Now in their second year with Glasgow Credit Union, our three apprentices, Fay, Max and Lewis have become invaluable members of the team and familiar voices to members phoning the office.
For National Apprenticeship Week, we asked them to share what they’ve learned so far, and what advice they would give to other young people who might be interested in choosing the apprenticeship path.
All three apprentices completed their member services training early in their first year, allowing them to deal with share withdrawal, loan, payroll and Direct Debit enquires.
Lewis told us, ‘Our membership services training came first, and our roles involved dealing with various member enquiries. I learned a lot about customer service, and it was a great experience speaking with our members and helping them.’ Max added ‘I learned a variety of soft skills during my time in member services. We also got a really good grounding in procedures such as loans, Direct Debits and complaints handling.’
Now each apprentice has moved into their next phase of development, a three-month rotation working within one of our other key departments – marketing, mortgages, payment support and compliance.
The rotation system gives the apprentices a fuller understanding of how the credit union works, and the services we provide.
Max, who recently finished his rotation within the mortgages team shared – ‘I’ve learned about the underwriting side as well as the mortgage process and the member’s mortgage journey. I now understand how we make decisions on loans and mortgages.’
Fay’s first placement was within the marketing team, which involved a mix of research, creative, statistical and copywriting projects. Fay said ‘I really enjoyed helping to support a major advertising campaign which included creative input into our TV, radio, billboard and social media assets.

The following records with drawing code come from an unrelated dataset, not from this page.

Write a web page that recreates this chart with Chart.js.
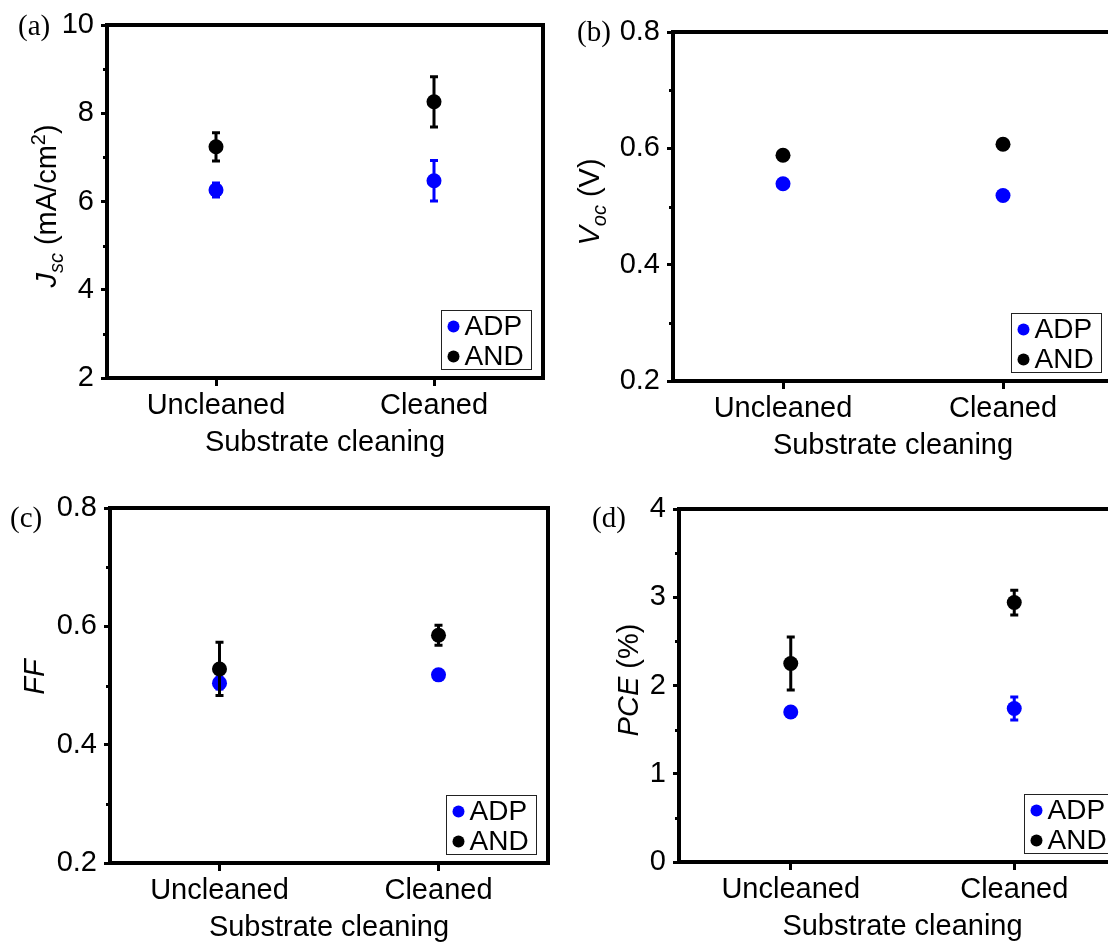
<!DOCTYPE html>
<html>
<head>
<meta charset="utf-8">
<script src="https://cdn.jsdelivr.net/npm/chart.js@4.4.1/dist/chart.umd.min.js"></script>
<style>
  html, body { margin: 0; padding: 0; background: #fff; overflow: hidden; width: 1108px; height: 942px; }
  canvas { position: absolute; }
</style>
</head>
<body>
<canvas id="panelA" width="560" height="470" style="left:0px;top:0px"></canvas>
<canvas id="panelB" width="600" height="470" style="left:560px;top:0px"></canvas>
<canvas id="panelC" width="560" height="472" style="left:0px;top:470px"></canvas>
<canvas id="panelD" width="600" height="472" style="left:560px;top:470px"></canvas>
<script>
// Device parameters versus substrate cleaning, two processing routes
const categories = ['Uncleaned', 'Cleaned'];
const seriesNames = ['ADP', 'AND'];

// Jsc (mA/cm2)
const jscADP = [6.26, 6.47];
const jscADPErr = [0.16, 0.46];
const jscAND = [7.24, 8.26];
const jscANDErr = [0.32, 0.57];
const jscTicks = [2, 4, 6, 8, 10];
const jscMinor = [3, 5, 7, 9];

// Voc (V)
const vocADP = [0.539, 0.519];
const vocADPErr = [0.004, 0.004];
const vocAND = [0.588, 0.607];
const vocANDErr = [0.004, 0.004];
const vocTicks = [0.2, 0.4, 0.6, 0.8];
const vocMinor = [0.3, 0.5, 0.7];

// FF
const ffADP = [0.504, 0.518];
const ffADPErr = [0.01, 0.004];
const ffAND = [0.528, 0.585];
const ffANDErr = [0.045, 0.017];
const ffTicks = [0.2, 0.4, 0.6, 0.8];
const ffMinor = [0.3, 0.5, 0.7];

// PCE (%)
const pceADP = [1.70, 1.74];
const pceADPErr = [0.03, 0.13];
const pceAND = [2.25, 2.94];
const pceANDErr = [0.30, 0.14];
const pceTicks = [0, 1, 2, 3, 4];
const pceMinor = [0.5, 1.5, 2.5, 3.5];

const xTitle = 'Substrate cleaning';

const SANS = '"Liberation Sans", Arial, Helvetica, sans-serif';
const SERIF = '"Liberation Serif", "Times New Roman", serif';
const BLUE = '#0000ff';
const BLACK = '#000000';
const FONT_SIZE = 29;
const X_AXIS_H = 82;

function drawRuns(ctx, runs, baseX, centerY) {
  ctx.save();
  ctx.translate(baseX, centerY);
  ctx.rotate(-Math.PI / 2);
  ctx.textBaseline = 'alphabetic';
  ctx.textAlign = 'left';
  ctx.fillStyle = BLACK;
  let total = 0;
  runs.forEach(r => { ctx.font = r.font; r.w = ctx.measureText(r.text).width; total += r.w; });
  let x = -total / 2;
  runs.forEach(r => { ctx.font = r.font; ctx.fillText(r.text, x, r.dy || 0); x += r.w; });
  ctx.restore();
}

const panelDecor = {
  id: 'panelDecor',
  beforeDatasetDraw(chart, args) {
    const ds = chart.data.datasets[args.index];
    const yScale = chart.scales.y;
    const ctx = chart.ctx;
    ctx.save();
    ctx.strokeStyle = ds.borderColor;
    ctx.lineWidth = 3;
    ctx.lineCap = 'butt';
    args.meta.data.forEach((pt, i) => {
      const v = ds.data[i], e = ds.err[i];
      const y1 = yScale.getPixelForValue(v + e);
      const y2 = yScale.getPixelForValue(v - e);
      ctx.beginPath();
      ctx.moveTo(pt.x, y1); ctx.lineTo(pt.x, y2);
      ctx.moveTo(pt.x - 4, y1); ctx.lineTo(pt.x + 4, y1);
      ctx.moveTo(pt.x - 4, y2); ctx.lineTo(pt.x + 4, y2);
      ctx.stroke();
    });
    ctx.restore();
  },
  afterDraw(chart, args, opts) {
    const ctx = chart.ctx;
    const a = chart.chartArea;
    const yScale = chart.scales.y;
    ctx.save();
    // frame
    ctx.strokeStyle = BLACK;
    ctx.lineWidth = 4;
    ctx.lineJoin = 'miter';
    ctx.strokeRect(a.left, a.top, a.right - a.left, a.bottom - a.top);
    // minor ticks on the left axis
    ctx.lineWidth = 3;
    ctx.beginPath();
    opts.minor.forEach(v => {
      const y = Math.round(yScale.getPixelForValue(v)) + 0.5;
      ctx.moveTo(a.left - 4, y); ctx.lineTo(a.left, y);
    });
    ctx.stroke();
    // legend
    const bw = 90, bh = 59;
    const bx = Math.round(a.right - 12 - bw) + 0.5;
    const by = Math.round(a.bottom - 9 - bh) + 0.5;
    ctx.fillStyle = '#ffffff';
    ctx.fillRect(bx, by, bw, bh);
    ctx.lineWidth = 1;
    ctx.strokeStyle = '#222222';
    ctx.strokeRect(bx, by, bw, bh);
    ctx.font = '28px ' + SANS;
    ctx.textBaseline = 'middle';
    ctx.textAlign = 'left';
    chart.data.datasets.forEach((ds, i) => {
      const cy = by + 16 + i * 30;
      ctx.fillStyle = ds.backgroundColor;
      ctx.beginPath();
      ctx.arc(bx + 12, cy, 6, 0, Math.PI * 2);
      ctx.fill();
      ctx.fillStyle = BLACK;
      ctx.fillText(ds.label, bx + 23, cy + 1);
    });
    // panel tag
    ctx.font = FONT_SIZE + 'px ' + SERIF;
    ctx.fillStyle = BLACK;
    ctx.textBaseline = 'middle';
    ctx.fillText(opts.tag, opts.tagX, opts.tagY);
    // y-axis title
    drawRuns(ctx, opts.titleRuns, opts.titleX, opts.titleY);
    ctx.restore();
  }
};

const big = FONT_SIZE + 'px ' + SANS;
const bigItalic = 'italic ' + FONT_SIZE + 'px ' + SANS;
const small = '20px ' + SANS;
const smallItalic = 'italic 20px ' + SANS;

function makePanel(id, cfg) {
  const canvas = document.getElementById(id);
  const W = canvas.width, H = canvas.height;
  const area = cfg.area;
  return new Chart(canvas.getContext('2d'), {
    type: 'line',
    data: {
      labels: categories,
      datasets: [
        { label: seriesNames[0], data: cfg.adp, err: cfg.adpErr, showLine: false,
          pointRadius: 7.5, pointHoverRadius: 7.5, pointBorderWidth: 0,
          pointBackgroundColor: BLUE, backgroundColor: BLUE, borderColor: BLUE, order: 1 },
        { label: seriesNames[1], data: cfg.and, err: cfg.andErr, showLine: false,
          pointRadius: 7.5, pointHoverRadius: 7.5, pointBorderWidth: 0,
          pointBackgroundColor: BLACK, backgroundColor: BLACK, borderColor: BLACK, order: 0 }
      ]
    },
    options: {
      responsive: false,
      animation: false,
      devicePixelRatio: 1,
      events: [],
      layout: { padding: { left: 0, top: area.top, right: W - area.right, bottom: H - area.bottom - X_AXIS_H } },
      plugins: {
        legend: { display: false },
        tooltip: { enabled: false },
        panelDecor: { minor: cfg.minor, tag: cfg.tag, tagX: cfg.tagX, tagY: cfg.tagY,
                      titleRuns: cfg.titleRuns, titleX: cfg.titleX, titleY: cfg.titleY }
      },
      scales: {
        x: {
          type: 'category',
          offset: true,
          border: { display: false },
          grid: { display: true, offset: false, drawOnChartArea: false, drawTicks: true,
                  tickLength: 8, tickWidth: 3, tickColor: BLACK },
          ticks: { font: { family: SANS, size: FONT_SIZE }, color: BLACK, padding: 3,
                   maxRotation: 0, minRotation: 0, autoSkip: false },
          title: { display: true, text: xTitle, font: { family: SANS, size: FONT_SIZE },
                   color: BLACK, padding: { top: 0, bottom: 0 } },
          afterFit: s => { s.height = X_AXIS_H; }
        },
        y: {
          min: cfg.min, max: cfg.max,
          border: { display: false },
          grid: { display: true, drawOnChartArea: false, drawTicks: true,
                  tickLength: 6, tickWidth: 3, tickColor: BLACK },
          afterBuildTicks: s => { s.ticks = cfg.ticks.map(v => ({ value: v })); },
          ticks: { font: { family: SANS, size: FONT_SIZE }, color: BLACK, padding: 7,
                   callback: v => cfg.fmt(v) },
          afterFit: s => { s.width = area.left; }
        }
      }
    },
    plugins: [panelDecor]
  });
}

makePanel('panelA', {
  area: { left: 107, top: 25, right: 543, bottom: 378 },
  min: 2, max: 10, ticks: jscTicks, minor: jscMinor, fmt: v => String(v),
  adp: jscADP, adpErr: jscADPErr, and: jscAND, andErr: jscANDErr,
  tag: '(a)', tagX: 18, tagY: 27,
  titleX: 56, titleY: 206,
  titleRuns: [
    { text: 'J', font: bigItalic },
    { text: 'sc', font: smallItalic, dy: 7 },
    { text: ' (mA/cm', font: big },
    { text: '2', font: small, dy: -11 },
    { text: ')', font: big }
  ]
});

makePanel('panelB', {
  area: { left: 113, top: 32, right: 553, bottom: 381 },
  min: 0.2, max: 0.8, ticks: vocTicks, minor: vocMinor, fmt: v => v.toFixed(1),
  adp: vocADP, adpErr: vocADPErr, and: vocAND, andErr: vocANDErr,
  tag: '(b)', tagX: 17, tagY: 33,
  titleX: 39, titleY: 202,
  titleRuns: [
    { text: 'V', font: bigItalic },
    { text: 'oc', font: smallItalic, dy: 7 },
    { text: ' (V)', font: big }
  ]
});

makePanel('panelC', {
  area: { left: 110, top: 38, right: 548, bottom: 393 },
  min: 0.2, max: 0.8, ticks: ffTicks, minor: ffMinor, fmt: v => v.toFixed(1),
  adp: ffADP, adpErr: ffADPErr, and: ffAND, andErr: ffANDErr,
  tag: '(c)', tagX: 10, tagY: 49,
  titleX: 44, titleY: 207,
  titleRuns: [
    { text: 'FF', font: bigItalic }
  ]
});

makePanel('panelD', {
  area: { left: 119, top: 39, right: 566, bottom: 392 },
  min: 0, max: 4, ticks: pceTicks, minor: pceMinor, fmt: v => String(v),
  adp: pceADP, adpErr: pceADPErr, and: pceAND, andErr: pceANDErr,
  tag: '(d)', tagX: 32, tagY: 49,
  titleX: 78, titleY: 210,
  titleRuns: [
    { text: 'PCE', font: bigItalic },
    { text: ' (%)', font: big }
  ]
});
</script>
</body>
</html>
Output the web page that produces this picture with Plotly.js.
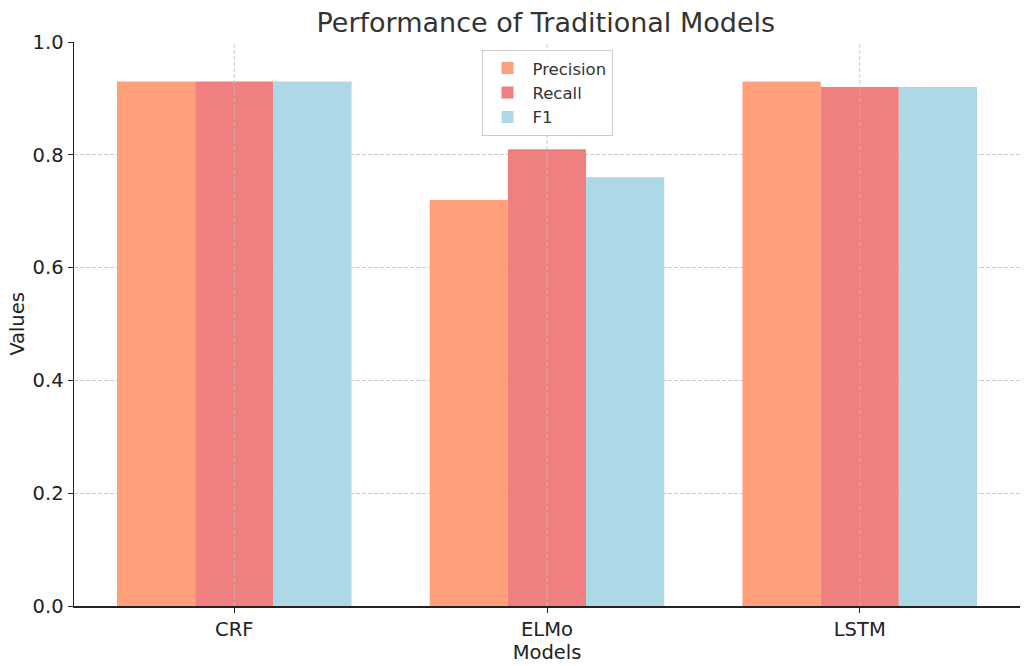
<!DOCTYPE html>
<html>
<head>
<meta charset="utf-8">
<script src="https://cdn.plot.ly/plotly-3.0.1.min.js"></script>
<style>html,body{margin:0;padding:0;background:#fff;}#chart{width:1024px;height:666px;}</style>
</head>
<body>
<div id="chart"></div>
<script>
const models = ["CRF", "ELMo", "LSTM"];
const precision = [0.93, 0.72, 0.93];
const recall = [0.93, 0.81, 0.92];
const f1 = [0.93, 0.76, 0.92];
const seriesNames = ["Precision", "Recall", "F1"];
const seriesColors = ["#FFA07A", "#F08080", "#ADD8E6"];
const yTicks = [0, 0.2, 0.4, 0.6, 0.8, 1.0];

const xIdx = models.map((m, i) => i);
const seriesValues = [precision, recall, f1];
const traces = seriesValues.map((vals, k) => ({
  type: "bar",
  name: seriesNames[k],
  x: xIdx,
  y: vals,
  marker: {color: seriesColors[k], line: {width: 0}},
  hoverinfo: "y+name"
}));

const gridColor = "rgba(190,190,190,0.8)";
const shapes = xIdx.map(i => ({
  type: "line", xref: "x", yref: "paper", x0: i, x1: i, y0: 0, y1: 1,
  layer: "above", line: {color: gridColor, width: 1, dash: "4px,2px"}
}));

const layout = {
  width: 1024, height: 666,
  paper_bgcolor: "#fff", plot_bgcolor: "#fff",
  font: {family: "DejaVu Sans, sans-serif", color: "#222", size: 19},
  margin: {l: 74, r: 4, t: 42, b: 60},
  title: {text: "Performance of Traditional Models", x: 0.533, xanchor: "center", y: 0.966, yanchor: "middle",
          font: {size: 27, color: "#333"}},
  barmode: "group", bargap: 0.25, bargroupgap: 0,
  showlegend: true,
  legend: {x: 0.5, xanchor: "center", y: 0.986, yanchor: "top",
           bgcolor: "rgba(255,255,255,0.85)", bordercolor: "#cccccc", borderwidth: 1,
           font: {size: 16.5, color: "#333"}, itemwidth: 40, tracegroupgap: 2},
  xaxis: {
    range: [-0.5125, 2.5125],
    tickmode: "array", tickvals: xIdx, ticktext: models,
    showgrid: false, zeroline: false,
    showline: true, linecolor: "#222", linewidth: 1.5,
    ticks: "outside", ticklen: 5, tickcolor: "#222",
    tickfont: {size: 19.5, color: "#222"},
    title: {text: "Models", font: {size: 19.5, color: "#222"}, standoff: 0}
  },
  yaxis: {
    range: [0, 1.0],
    tickmode: "array", tickvals: yTicks, ticktext: yTicks.map(v => v.toFixed(1)),
    showgrid: true, gridcolor: gridColor, griddash: "4px,2px", gridwidth: 1,
    zeroline: false,
    showline: true, linecolor: "#222", linewidth: 1.5,
    ticks: "outside", ticklen: 5, tickcolor: "#222",
    tickfont: {size: 19.5, color: "#222"},
    title: {text: "Values", font: {size: 19.5, color: "#222"}, standoff: 3}
  },
  shapes: shapes
};

Plotly.newPlot("chart", traces, layout, {displayModeBar: false, staticPlot: true});
</script>
</body>
</html>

I was also tasked with creating and publishing various social media content, as well as writing copy for staff e-newsletters.’
Glasgow Credit Union is the first credit union in the UK to offer a bespoke Credit Union Apprentice Scheme, where the trainees will gain a recognised financial services qualification as well as hands-on experience of working within the credit union industry.
Max commented, ‘I think the most important quality for an apprentice is a good work ethic – showing that you want to put in the effort to learn your role in the business.’ Lewis added: ‘If you’ve got a passion for learning, and like the hands-on approach to work, then an apprenticeship is a great way to better understand a working environment.’